“We are the maths people, aren’t we?” Young children’s talk in learning mathematics
Murphy, Carol Marjorie
Thesis or dissertation
University of Exeter
The research for this doctoral study focused on children’s learning in mathematics and its relationship with independent pupil-pupil talk. In particular the interest was in how younger lower attaining children (aged 6-7) exchanged meaning as they talked together within a mathematical task. The data for the doctoral study had been gathered as part of the Talking Counts Project which I directed with colleagues at the University of Exeter. The project developed an intervention to encourage exploratory talk in mathematics with younger lower attaining children. Video material and transcripts of the mathematics lessons from nine classrooms that were part of the TC Project were used as the data set for the doctoral study.
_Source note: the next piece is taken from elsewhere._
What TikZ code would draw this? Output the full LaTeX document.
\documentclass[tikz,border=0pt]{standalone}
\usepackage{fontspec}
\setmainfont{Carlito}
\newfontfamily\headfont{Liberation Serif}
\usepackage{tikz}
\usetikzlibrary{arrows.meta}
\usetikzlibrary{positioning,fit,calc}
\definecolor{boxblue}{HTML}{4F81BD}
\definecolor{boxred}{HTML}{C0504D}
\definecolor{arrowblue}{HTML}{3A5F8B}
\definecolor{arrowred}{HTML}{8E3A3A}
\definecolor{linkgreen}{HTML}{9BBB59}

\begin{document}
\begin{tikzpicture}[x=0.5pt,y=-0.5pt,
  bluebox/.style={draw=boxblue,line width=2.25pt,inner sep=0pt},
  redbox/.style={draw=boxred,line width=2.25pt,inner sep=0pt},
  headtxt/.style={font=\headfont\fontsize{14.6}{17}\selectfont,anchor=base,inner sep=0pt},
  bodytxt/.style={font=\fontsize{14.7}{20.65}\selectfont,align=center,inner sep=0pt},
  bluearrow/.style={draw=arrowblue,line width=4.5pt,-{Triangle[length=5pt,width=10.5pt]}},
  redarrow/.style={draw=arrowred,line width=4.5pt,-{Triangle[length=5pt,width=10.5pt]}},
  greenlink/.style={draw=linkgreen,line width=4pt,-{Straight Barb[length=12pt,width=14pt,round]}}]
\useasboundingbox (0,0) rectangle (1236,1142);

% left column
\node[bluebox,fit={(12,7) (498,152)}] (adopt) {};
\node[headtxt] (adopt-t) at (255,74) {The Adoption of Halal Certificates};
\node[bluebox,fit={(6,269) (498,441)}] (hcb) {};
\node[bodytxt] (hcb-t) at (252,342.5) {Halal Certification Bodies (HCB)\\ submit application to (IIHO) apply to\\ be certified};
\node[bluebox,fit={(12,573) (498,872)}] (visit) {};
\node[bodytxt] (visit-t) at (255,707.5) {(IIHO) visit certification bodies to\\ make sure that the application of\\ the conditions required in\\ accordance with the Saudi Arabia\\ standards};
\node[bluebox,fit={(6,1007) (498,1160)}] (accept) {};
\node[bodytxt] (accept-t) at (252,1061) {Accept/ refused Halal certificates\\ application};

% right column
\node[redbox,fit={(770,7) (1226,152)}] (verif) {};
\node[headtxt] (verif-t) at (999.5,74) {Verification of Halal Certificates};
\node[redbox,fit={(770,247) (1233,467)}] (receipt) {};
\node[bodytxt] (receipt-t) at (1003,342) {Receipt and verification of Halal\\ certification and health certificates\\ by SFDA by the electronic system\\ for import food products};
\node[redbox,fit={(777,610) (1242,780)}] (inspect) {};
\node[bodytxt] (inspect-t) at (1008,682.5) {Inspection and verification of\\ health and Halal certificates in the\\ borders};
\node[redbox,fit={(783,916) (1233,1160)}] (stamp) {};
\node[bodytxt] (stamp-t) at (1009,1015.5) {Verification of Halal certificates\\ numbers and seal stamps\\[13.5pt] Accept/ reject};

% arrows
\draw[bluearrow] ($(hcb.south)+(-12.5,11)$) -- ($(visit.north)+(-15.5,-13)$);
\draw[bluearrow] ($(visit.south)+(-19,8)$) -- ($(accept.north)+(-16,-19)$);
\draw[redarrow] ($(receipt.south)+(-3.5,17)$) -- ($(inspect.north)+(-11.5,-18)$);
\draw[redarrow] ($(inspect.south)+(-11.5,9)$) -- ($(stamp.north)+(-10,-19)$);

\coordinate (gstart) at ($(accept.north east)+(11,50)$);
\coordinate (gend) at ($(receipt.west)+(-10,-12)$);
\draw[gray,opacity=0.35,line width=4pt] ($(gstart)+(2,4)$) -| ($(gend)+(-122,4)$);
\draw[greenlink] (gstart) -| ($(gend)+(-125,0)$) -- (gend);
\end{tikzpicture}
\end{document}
The focus of the analysis was on the independent pupil-pupil talk from one pre intervention session and one post intervention session from these nine classrooms. In using an existing data base, analysis was carried out in more depth and from a new perspective. A Vygotskyan sociocultural approach was maintained but analysis of the learning in the doctoral study was refocused in line with theories of situated meaning in discourse and with theories of the emergence of mathematical objects. Hence my examination of the children’s learning for the doctoral study went beyond the original research carried out in the TC Project. Within an interpretivist paradigm the methods of analysis related to the functional use of the children’s language. Interpretations were made of the children’s speech acts and their use of functional grammar. This enabled a study of both social and emotional aspects of shared intentionality as well as personal, social and cultural constructs of mathematical objects. The findings suggested that, where the talk was productive, the children were using deixis in sharing intentions and that this use could be related to the exchange of meaning and objectifying deixis.